By Nkiruka Nnorom
At the backdrop of massive exit of foreign portfolio investors (FPI) from the Nigerian capital market as well as drop in total capital importation into the county, investment experts have indicated the need for the Federal Government (FG) to put policies in place that would facilitate the reversal of the capital outflows.
They also advocated for an increased investment in the agriculture sector if Nigeria hopes to raise its earnings from the non-oil sector post-COVID-19 pandemic.
The financial experts at EFG Hermes, a financial services company, who spoke at the company’s first virtual annual Investors Conference Media Roundtable, projected that exchange rate would hit N420 per dollar by the end of this year.

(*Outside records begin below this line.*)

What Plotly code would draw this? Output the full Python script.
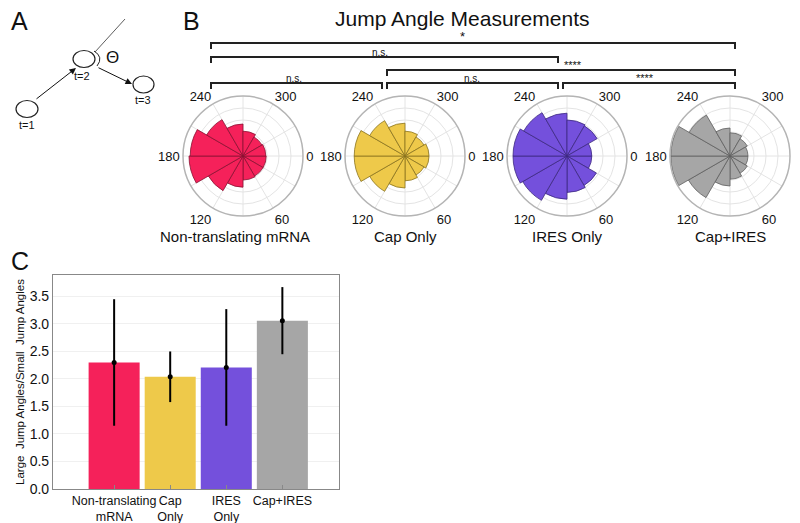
import plotly.graph_objects as go

# ---------------- data ----------------
bin_centers = [15, 45, 75, 105, 135, 165, 195, 225, 255, 285, 315, 345]
red_r    = [0.058, 0.058, 0.060, 0.078, 0.100, 0.135, 0.132, 0.105, 0.080, 0.062, 0.055, 0.057]
yellow_r = [0.060, 0.055, 0.062, 0.080, 0.102, 0.127, 0.127, 0.102, 0.082, 0.062, 0.055, 0.060]
purple_r = [0.062, 0.085, 0.091, 0.108, 0.128, 0.135, 0.135, 0.125, 0.107, 0.090, 0.087, 0.062]
gray_r   = [0.045, 0.050, 0.058, 0.075, 0.120, 0.148, 0.148, 0.118, 0.070, 0.058, 0.050, 0.045]

groups = ["Non-translating mRNA", "Cap Only", "IRES Only", "Cap+IRES"]
bar_labels = ["Non-translating<br>mRNA", "Cap<br>Only", "IRES<br>Only", "Cap+IRES"]
ratio_mean = [2.30, 2.04, 2.21, 3.06]
ratio_err = [1.15, 0.46, 1.06, 0.61]

fill_colors = ["#F5215A", "#EEC94A", "#7450DC", "#A6A6A6"]
line_colors = ["#8A1232", "#8A7420", "#3E2A80", "#606060"]

W, H = 800, 523
OFF = 8  # page body margin of the html page
FONT = "Liberation Sans, Arial, sans-serif"

def px(x):
    return (x - OFF) / W

def py(y):
    return 1 - (y - OFF) / H

fig = go.Figure()
layout = dict(width=W, height=H, autosize=False,
              margin=dict(l=0, r=0, t=0, b=0, autoexpand=False),
              paper_bgcolor="white", plot_bgcolor="white",
              font=dict(family=FONT, color="#111"),
              showlegend=False)

# ---------------- polar histograms ----------------
centers_x = [243, 405, 567, 730]
label_x = [235, 405, 567, 730]
cy = 156
R = 60
all_r = [red_r, yellow_r, purple_r, gray_r]
annotations = []
for i, (cx, rv) in enumerate(zip(centers_x, all_r)):
    key = "polar" if i == 0 else f"polar{i+1}"
    fig.add_trace(go.Barpolar(r=rv, theta=bin_centers, width=[30] * 12,
                              marker=dict(color=fill_colors[i],
                                          line=dict(color=line_colors[i], width=0.8)),
                              opacity=1.0, subplot=key, hoverinfo="skip"))
    layout[key] = dict(
        domain=dict(x=[px(cx - R), px(cx + R)], y=[py(cy + R), py(cy - R)]),
        bgcolor="white",
        angularaxis=dict(direction="clockwise", rotation=0,
                         tickmode="array", tickvals=list(range(0, 360, 30)),
                         ticktext=["0", "", "60", "", "120", "", "180", "", "240", "", "300", ""],
                         ticks="", showline=True, linecolor="#b4b4b4", linewidth=1.5,
                         gridcolor="#e4e4e4", gridwidth=1,
                         tickfont=dict(size=13, color="#111", family=FONT)),
        radialaxis=dict(range=[0, 0.15], dtick=0.03, showticklabels=False, ticks="",
                        showline=False, gridcolor="#e4e4e4", gridwidth=1),
    )
    annotations.append(dict(x=px(label_x[i]), y=py(236), xref="paper", yref="paper",
                            text=groups[i], showarrow=False,
                            font=dict(size=15, color="#111", family=FONT)))

# ---------------- bar chart (panel C) ----------------
xpos = [1, 2, 3, 4]
fig.add_trace(go.Bar(x=xpos, y=ratio_mean, width=0.91,
                     marker=dict(color=fill_colors, line=dict(width=0)),
                     xaxis="x", yaxis="y", hoverinfo="skip"))
fig.add_trace(go.Scatter(x=xpos, y=ratio_mean, mode="markers",
                         marker=dict(color="black", size=5),
                         error_y=dict(type="data", array=ratio_err, color="black",
                                      thickness=2, width=0),
                         xaxis="x", yaxis="y", hoverinfo="skip"))
layout["xaxis"] = dict(domain=[px(53), px(339)], range=[-0.09, 5.01],
                       tickmode="array", tickvals=xpos, ticktext=bar_labels,
                       tickangle=0,
                       ticks="inside", ticklen=4, tickcolor="#888",
                       showline=True, linecolor="#888", linewidth=1.2, mirror=True,
                       showgrid=False, zeroline=False,
                       tickfont=dict(size=12.5, color="#111", family=FONT), anchor="y")
layout["yaxis"] = dict(domain=[py(489), py(275)], range=[0, 3.89],
                       tickmode="array", tickvals=[0, 0.5, 1, 1.5, 2, 2.5, 3, 3.5],
                       ticktext=["0.0", "0.5", "1.0", "1.5", "2.0", "2.5", "3.0", "3.5"],
                       ticks="", showline=True, linecolor="#888", linewidth=1.2, mirror=True,
                       showgrid=True, gridcolor="#f0f0f0", zeroline=False,
                       tickfont=dict(size=14, color="#111", family=FONT), anchor="x",
                       title=dict(text="Large  Jump Angles/Small  Jump Angles",
                                  font=dict(size=11.5, color="#111", family=FONT), standoff=2))

# ---------------- text ----------------
annotations += [
    dict(x=px(9), y=py(21), text="A", font=dict(size=25), xanchor="left"),
    dict(x=px(191), y=py(21), text="B", font=dict(size=25)),
    dict(x=px(9), y=py(261), text="C", font=dict(size=25), xanchor="left"),
    dict(x=px(462), y=py(18), text="Jump Angle Measurements", font=dict(size=21)),
    dict(x=px(462), y=py(37), text="*", font=dict(size=13)),
    dict(x=px(380), y=py(52), text="n.s.", font=dict(size=10)),
    dict(x=px(573), y=py(65), text="****", font=dict(size=11)),
    dict(x=px(294), y=py(78), text="n.s.", font=dict(size=10)),
    dict(x=px(472), y=py(78), text="n.s.", font=dict(size=10)),
    dict(x=px(645), y=py(78), text="****", font=dict(size=11)),
    dict(x=px(27), y=py(125), text="t=1", font=dict(size=11)),
    dict(x=px(82), y=py(76), text="t=2", font=dict(size=11)),
    dict(x=px(143), y=py(100), text="t=3", font=dict(size=11)),
    dict(x=px(112), y=py(57), text="Θ", font=dict(size=17)),
]
for a in annotations:
    a.setdefault("xref", "paper")
    a.setdefault("yref", "paper")
    a.setdefault("showarrow", False)
    a.setdefault("xanchor", "center")
    a.setdefault("yanchor", "middle")
    f = a.setdefault("font", {})
    f.setdefault("family", FONT)
    f.setdefault("color", "#111")

# arrows in panel A (tail offsets in pixels)
annotations += [
    dict(x=px(76), y=py(68), ax=-41, ay=32, xref="paper", yref="paper",
         axref="pixel", ayref="pixel", showarrow=True, arrowhead=2, arrowsize=1.3,
         arrowwidth=1, arrowcolor="#111", text=""),
    dict(x=px(132), y=py(84), ax=-35, ay=-17, xref="paper", yref="paper",
         axref="pixel", ayref="pixel", showarrow=True, arrowhead=2, arrowsize=1.3,
         arrowwidth=1, arrowcolor="#111", text=""),
]
layout["annotations"] = annotations

# shapes: brackets + diagram
shapes = []
def bracket(x0, x1, y, drop=6):
    shapes.append(dict(type="path", xref="paper", yref="paper",
                       path=f"M {px(x0)},{py(y+drop)} L {px(x0)},{py(y)} L {px(x1)},{py(y)} L {px(x1)},{py(y+drop)}",
                       line=dict(color="#222", width=2)))
bracket(211, 735, 43)
bracket(211, 558, 57)
bracket(387, 735, 70)
bracket(211, 382, 83)
bracket(387, 558, 83)
bracket(563, 735, 83)

def ellipse(cx, cy_, rx, ry):
    shapes.append(dict(type="circle", xref="paper", yref="paper",
                       x0=px(cx - rx), x1=px(cx + rx), y0=py(cy_ + ry), y1=py(cy_ - ry),
                       line=dict(color="#222", width=1.2), fillcolor="white"))
ellipse(27, 109, 11, 8.5)
ellipse(84, 59, 11, 8.5)
ellipse(143.5, 84.5, 10.5, 8.5)
shapes.append(dict(type="line", xref="paper", yref="paper",
                   x0=px(95), y0=py(52), x1=px(125), y1=py(19),
                   line=dict(color="#333", width=0.8)))
shapes.append(dict(type="path", xref="paper", yref="paper",
                   path=f"M {px(94)},{py(51)} Q {px(104)},{py(57)} {px(97)},{py(66)}",
                   line=dict(color="#222", width=1)))
layout["shapes"] = shapes

fig.update_layout(**layout)
fig.write_html("out.html")
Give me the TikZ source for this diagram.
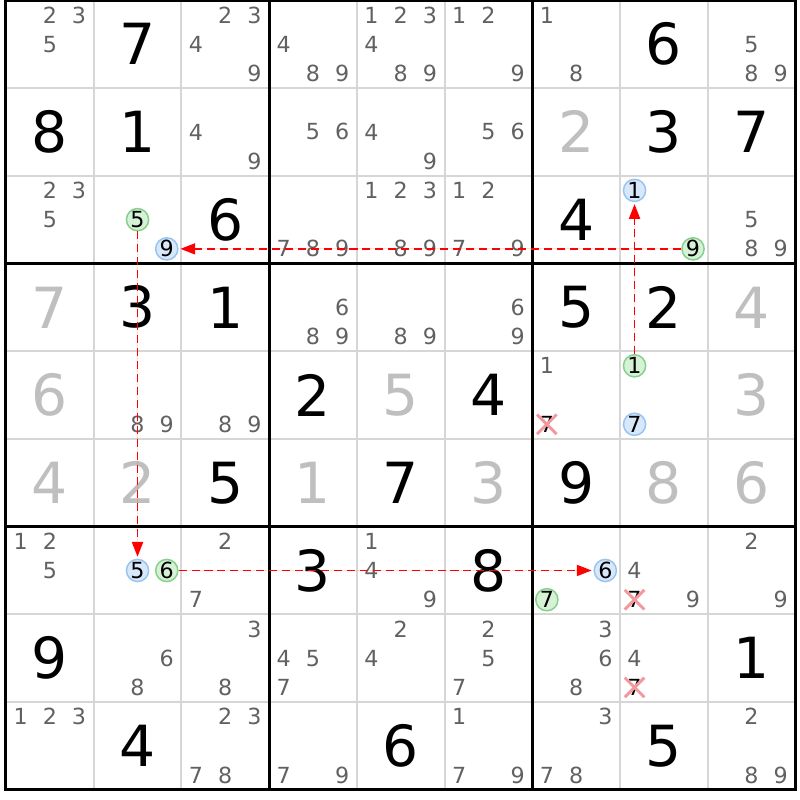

Latest report on capital importation by the National Bureau of Statistics (NBS) showed that total capital importation into the country fell by 31.19 percent year-on-year in the first quarter ended March 31, 2020 (Q1’20) to $5.85 billion from $6.30 billion in Q1’19.
Also, data from the Nigerian Stock Exchange (NSE) also showed that FPI commitment in equities fell to N35.24 billion in May, 2020 from N53.18 billion In April, indicating 33.7 percent decline.
Speaking at the event, Ali Khalpey, CEO, EFG Hermes Frontier, said investors are wary of investing in climes where uncertain policy environment makes it difficult to repatriate funds and cited concerns from investors trapped in Nigeria’s debt market due to low dollar liquidity.
He said: “Liberalisation policies need to be accelerated. You can’t trap people into markets because once they are able to get out, they won’t come back again. Nigeria needs to be compelling to attract needed capital into the country.
“Once you cannot take money out, you cannot put money in. The authority should help companies to facilitate repatriation of fund.”
Also speaking, Kato Mukuru, Head, Frontier Research, EFG Hermes, said: “There is a lot of uncertainty as regards consumption. There is a huge gap in exchange rate. What we need to do is to go back to the days where there is no gap in exchange rate. People are not going to spend money when they are not sure about price stability. Foreign exchange rate is key to everything. We are forecasting N420/$1 by the end of the year.
“We also seek clarity on policies, taxation and intervention affecting consumer spending. Once the market gets clarity, things will change.”